Marketing, advertising, public relations – for some organizations, these basic business terms can be intimidating. And in most cases they’re intimidating because they’re foreign or unknown. After all, many businesses in service industries thrive on word of mouth and referrals. As such, they don’t believe they have a need for marketing.
This couldn’t be further from the truth, though. Marketing – specifically local marketing – is a critical component of long-term success and every business owner should pay attention.
The Value of Local Marketing
Local marketing is important for a number of reasons.
According to marketing expert Laura Lake, “A local company needs a targeted marketing strategy to attract a new set of customers who may not realize that there is a local specialty business in the area.”
In other words, the big national brands will force you out of town if you don’t make your presence known. They have large marketing budgets and everyone knows who they are. Your business, on the other hand, is small and unknown.
But, you have one thing going for you: you’re local. People love working with local businesses. They enjoy giving back to the community and perceive “mom and pop” companies as more attentive and honest.
Through local marketing efforts, you can establish, identify, and make your company known. And despite what you may think, it’s not time- or capital-intensive to develop a basic local marketing strategy.
For example, Sydney Emergency Plumbing advertises their services by maintaining a blog and giving special offers to surrounding neighborhoods. Other companies choose to invest in more traditional print advertisements (e.g., State Farm, whose local agents often rely on billboards to build their brands).

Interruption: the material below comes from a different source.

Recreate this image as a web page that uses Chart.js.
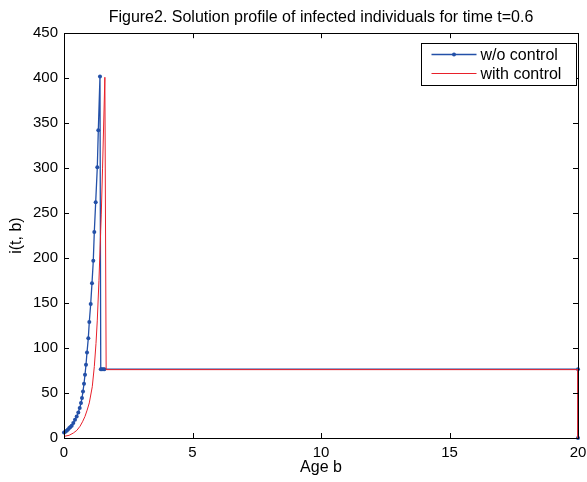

Local Marketing in the Modern Marketplace
While there’s nothing wrong with traditional forms of local marketing (billboards, newspaper and magazine ads, mass mailers, radio spots), most service industry businesses will find their money is better spent online. Start by emphasizing local SEO. Here are some tips:
- The first step is to claim your Google My Business page. Think of this as your virtual real estate. This is how people will find you online. Be sure to include descriptions, photos, contact information, location information and anything else that’s relevant.
- Next, fill out your NAP (name, address, phone number) on all websites, social media profiles, and online directories where your business is listed. After all, people need to be able to contact you after they discover you.
- Seek out local reviews from satisfied customers. Online reviews go a long way and help remove some of the hesitancy associated with doing business online, especially for service-based businesses.
- You’ll also need to optimize your website, blog, and landing pages. Target local keywords and adjust title tags and URLs to reflect your location. These elements will help drive traffic to your site.
- If you have the budget, experimenting with pay-per-click advertising can be effective when used in conjunction with local search terms and targeted audiences.
7 Reasons to Pursue Local Marketing
According to data and research compiled by multiple industry sources, there are seven basic benefits of local marketing:
- Maintain brand control and consistency
- Increase relevancy through customization to local markets
- The ability to execute national campaigns at the local level
- Improved speed of bringing products and services to market
- The ability to reach local prospects with individualized pain points
- Increased revenue and channel engagement
- Access to more marketing materials
If you haven’t yet invested in local marketing, do what thousands of other businesses are doing and start targeting your immediate community. Start with local SEO and then expand as your budget allows.